● **DATA LINES**

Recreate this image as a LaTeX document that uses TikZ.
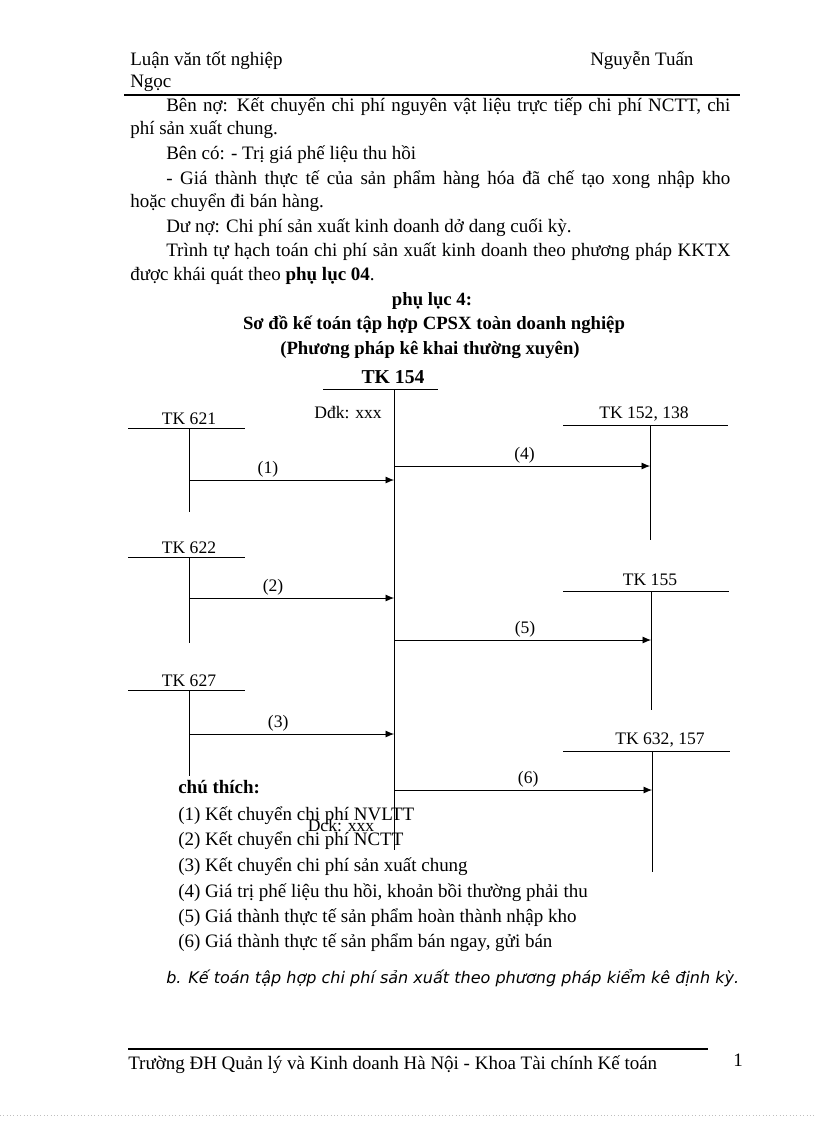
\documentclass[tikz,border=0pt]{standalone}
\usepackage{fontspec}
\setmainfont{Liberation Serif}
\newfontfamily\notefont{DejaVu Sans}
\usetikzlibrary{arrows.meta}
\tikzset{
  txt/.style={anchor=base west, inner sep=0pt},
  acct/.style={inner sep=0pt, font=\fontsize{12.5}{15}\selectfont},
  tline/.style={line width=0.6pt},
  flow/.style={line width=0.6pt, -{Latex[length=6pt,width=5pt]}},
  num/.style={above, inner sep=1.5pt, font=\fontsize{12.5}{15}\selectfont}
}
\begin{document}
\begin{tikzpicture}[x=0.025cm, y=-0.025cm, font=\fontsize{13.5}{16}\selectfont, line join=round]
	\def\wa{14.1cm} % dong thut dau
	\useasboundingbox (0,0) rectangle (816,1123);
	% tieu de trang
	\node[txt] (hd1) at (130,66) {Luận văn tốt nghiệp};
	\node[txt] (hd2) at (590,66) {Nguyễn Tuấn};
	\node[txt] (hd3) at (130,88) {Ngọc};
	\draw[line width=1.2pt] (124,95) -- (740,95);
	% doan van
	\node[txt] (p1) at (166,112) {\makebox[\wa][s]{Bên nợ: Kết chuyển chi phí nguyên vật liệu trực tiếp chi phí NCTT, chi}};
	\node[txt] (p2) at (130,135) {phí sản xuất chung.};
	\node[txt] (p3) at (166,160) {Bên có: - Trị giá phế liệu thu hồi};
	\node[txt] (p4) at (166,184) {\makebox[\wa][s]{- Giá thành thực tế của sản phẩm hàng hóa đã chế tạo xong nhập kho}};
	\node[txt] (p5) at (130,207) {hoặc chuyển đi bán hàng.};
	\node[txt] (p6) at (166,232) {Dư nợ: Chi phí sản xuất kinh doanh dở dang cuối kỳ.};
	\node[txt] (p7) at (166,256) {\makebox[\wa][s]{Trình tự hạch toán chi phí sản xuất kinh doanh theo phương pháp KKTX}};
	\node[txt] (p8) at (130,280) {được khái quát theo \textbf{phụ lục 04}.};
	% ten so do
	\node[anchor=base, inner sep=0pt, font=\fontsize{13.3}{15}\bfseries] (t1) at (432,305) {phụ lục 4:};
	\node[anchor=base, inner sep=0pt, font=\fontsize{13.3}{15}\bfseries] (t2) at (434,329) {Sơ đồ kế toán tập hợp CPSX toàn doanh nghiệp};
	\node[anchor=base, inner sep=0pt, font=\fontsize{13.3}{15}\bfseries] (t3) at (430,354) {(Phương pháp kê khai thường xuyên)};
	% TK 154
	\node[inner sep=0pt, font=\fontsize{14}{16}\bfseries] (tk154) at (393,377) {TK 154};
	\draw[tline] (323,389) -- (438,389);
	\coordinate (m0) at (394,389);
	\coordinate (m9) at (394,850);
	\draw[tline] (m0) -- (m9);
	\node[acct] (ddk) at (348,413) {Dđk: xxx};
	\node[acct] (dck) at (341,826) {Dck: xxx};
	% tai khoan ben trai
	\foreach \n/\y/\e/\a/\l/\p in {621/428/512/480/1/0.385, 622/557/643/598/2/0.41, 627/690/776/734/3/0.435}{
		\node[acct] (tk\n) at (189,\y-9) {TK \n};
		\draw[tline] (128,\y) -- (245,\y);
		\coordinate (tk\n top) at (189,\y);
		\coordinate (tk\n end) at (189,\e);
		\draw[tline] (tk\n top) -- (tk\n end);
		\coordinate (s\l) at (189,\a);
		\coordinate (d\l) at (394,\a);
		\draw[flow] (s\l) -- node[num, pos=\p] {(\l)} (d\l);
	}
	% tai khoan ben phai
	\foreach \n/\x/\y/\e/\a/\l/\p/\q in {{152, 138}/650/425/540/466/4/0.51/644, 155/651/591/710/640/5/0.51/650, {632, 157}/652/751/872/790/6/0.52/660}{
		\node[acct] (r\l) at (\q,\y-11) {TK \n};
		\draw[tline] (563,\y) -- (\x+78,\y);
		\coordinate (r\l top) at (\x,\y);
		\coordinate (r\l end) at (\x,\e);
		\draw[tline] (r\l top) -- (r\l end);
		\coordinate (s\l) at (394,\a);
		\coordinate (d\l) at (\x,\a);
		\draw[flow] (s\l) -- node[num, pos=\p] {(\l)} (d\l);
	}
	% chu thich
	\node[txt, font=\fontsize{13.5}{16}\bfseries] (ct) at (178,793) {chú thích:};
	\node[txt] (c1) at (178,820) {(1) Kết chuyển chi phí NVLTT};
	\node[txt] (c2) at (178,845) {(2) Kết chuyển chi phí NCTT};
	\node[txt] (c3) at (178,871) {(3) Kết chuyển chi phí sản xuất chung};
	\node[txt] (c4) at (178,897) {(4) Giá trị phế liệu thu hồi, khoản bồi thường phải thu};
	\node[txt] (c5) at (178,922) {(5) Giá thành thực tế sản phẩm hoàn thành nhập kho};
	\node[txt] (c6) at (178,947) {(6) Giá thành thực tế sản phẩm bán ngay, gửi bán};
	\node[txt, font=\notefont\itshape\fontsize{11.4}{13}\selectfont] (pb) at (166,983) {b. Kế toán tập hợp chi phí sản xuất theo phương pháp kiểm kê định kỳ.};
	% chan trang
	\draw[line width=1.2pt] (128,1049) -- (708,1049);
	\node[txt] (ft) at (128,1069) {Trường ĐH Quản lý và Kinh doanh Hà Nội - Khoa Tài chính Kế toán};
	\node[txt] (pg) at (733,1066) {1};
	\draw[gray!50, dotted] (0,1115) -- (816,1115);
\end{tikzpicture}
\end{document}
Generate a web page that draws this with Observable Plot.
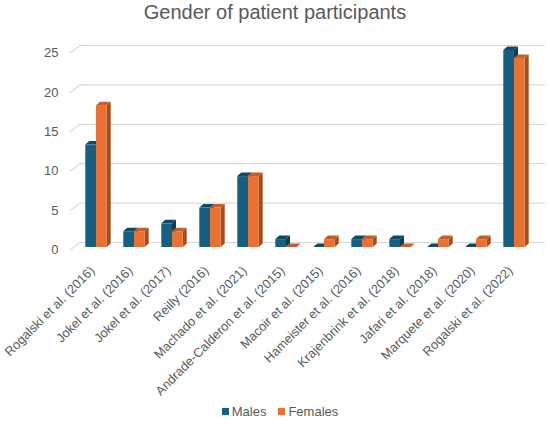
<!DOCTYPE html>
<html>
<head>
<meta charset="utf-8">
<script src="https://cdn.jsdelivr.net/npm/d3@7"></script>
<script src="https://cdn.jsdelivr.net/npm/@observablehq/plot@0.6"></script>
<style>
  body { margin: 0; background: #fff; font-family: "Liberation Sans", Arial, sans-serif; }
  #title { height: 24px; line-height: 24px; text-align: center; font-size: 20px; color: #595959; }
  #legend { display: flex; justify-content: center; align-items: center; height: 14px; font-size: 13px; color: #595959; padding-left: 10px; }
  #legend .sw { display: inline-block; width: 7px; height: 7px; margin-right: 3px; }
  #legend .item { display: flex; align-items: center; margin: 0 6px; }
</style>
</head>
<body>
<div id="title">Gender of patient participants</div>
<div id="chart"></div>
<div id="legend"></div>
<script>
const categories = [
  "Rogalski et al. (2016)", "Jokel et al. (2016)", "Jokel et al. (2017)", "Reilly (2016)",
  "Machado et al. (2021)", "Andrade-Calderon et al. (2015)", "Macoir et al. (2015)",
  "Hameister et al. (2016)", "Krajenbrink et al. (2018)", "Jafari et al. (2018)",
  "Marquete et al. (2020)", "Rogalski et al. (2022)"
];
const males   = [13, 2, 3, 5, 9, 1, 0, 1, 1, 0, 0, 25];
const females = [18, 2, 2, 5, 9, 0, 1, 1, 0, 1, 1, 24];
const yTicks = [0, 5, 10, 15, 20, 25];
const seriesNames = ["Males", "Females"];
const seriesColors = ["#156082", "#E97132"];
const seriesTops = ["#0F4A66", "#C35F28"];
const seriesSides = ["#0C3D54", "#A24F20"];

const rows = categories.map((c, i) => ({cat: c, males: males[i], females: females[i]}));

const W = 550, H = 380, mL = 74, mR = 15, mT = 26, mB = 157;
const barW = 10.7, depthX = 4, depthY = 3.5;

const NS = "http://www.w3.org/2000/svg";
function el(tag, attrs) {
  const e = document.createElementNS(NS, tag);
  for (const k in attrs) e.setAttribute(k, attrs[k]);
  return e;
}

// grid (back plane) with perspective ticks on the left
function gridMark(index, scales, values, dims) {
  const g = el("g", {});
  for (const v of yTicks) {
    const y = scales.y(v);
    g.appendChild(el("line", {x1: dims.marginLeft + 6, x2: dims.width - 5, y1: y - 4.5, y2: y - 4.5, stroke: "#d9d9d9", "stroke-width": 1.2}));
    g.appendChild(el("line", {x1: dims.marginLeft - 4, x2: dims.marginLeft + 6, y1: y + 3, y2: y - 4.5, stroke: "#d9d9d9", "stroke-width": 1.2}));
  }
  return g;
}

// 3D bars
function barsMark(index, scales, values, dims) {
  const g = el("g", {});
  const bw = scales.x.bandwidth();
  const y0 = scales.y(0);
  rows.forEach(r => {
    const cx = scales.x(r.cat) + bw / 2;
    [["males", 0, cx - barW], ["females", 1, cx]].forEach(([key, s, x0]) => {
      const x1 = x0 + barW;
      const yt = scales.y(r[key]);
      g.appendChild(el("polygon", {points: `${x1},${yt} ${x1 + depthX},${yt - depthY} ${x1 + depthX},${y0 - depthY} ${x1},${y0}`, fill: seriesSides[s]}));
      g.appendChild(el("polygon", {points: `${x0},${yt} ${x0 + depthX},${yt - depthY} ${x1 + depthX},${yt - depthY} ${x1},${yt}`, fill: seriesTops[s]}));
      if (y0 - yt > 0) g.appendChild(el("rect", {x: x0, y: yt, width: barW, height: y0 - yt, fill: seriesColors[s]}));
    });
  });
  return g;
}

const plot = Plot.plot({
  width: W, height: H,
  marginLeft: mL, marginRight: mR, marginTop: mT, marginBottom: mB,
  style: {fontFamily: "Liberation Sans, Arial, sans-serif", color: "#595959", background: "#fff"},
  x: {type: "band", domain: categories, padding: 0, label: null},
  y: {domain: [0, 25], label: null},
  marks: [
    gridMark,
    Plot.axisY({ticks: yTicks, tickSize: 0, tickPadding: 16, fontSize: 13, fill: "#595959", dy: 2.5}),
    Plot.axisX({tickSize: 0, tickRotate: -45, tickPadding: 21, fontSize: 12.8, fill: "#595959", dx: -4}),
    barsMark
  ]
});
document.getElementById("chart").appendChild(plot);

const legend = document.getElementById("legend");
legend.innerHTML = seriesNames.map((n, i) =>
  `<span class="item"><span class="sw" style="background:${seriesColors[i]}"></span>${n}</span>`).join("");
</script>
</body>
</html>
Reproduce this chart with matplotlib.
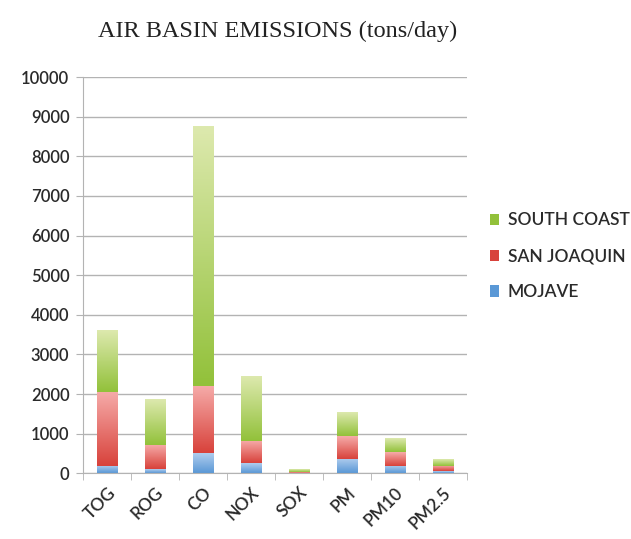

● **WHAT TO WORK ON**
Copy out the lines that hold "chart".

● **SOLUTION FOR THIS EXERCISE**
<div id="chart"></div>
document.getElementById("chart").appendChild(plot);
Reproduce this chart with matplotlib.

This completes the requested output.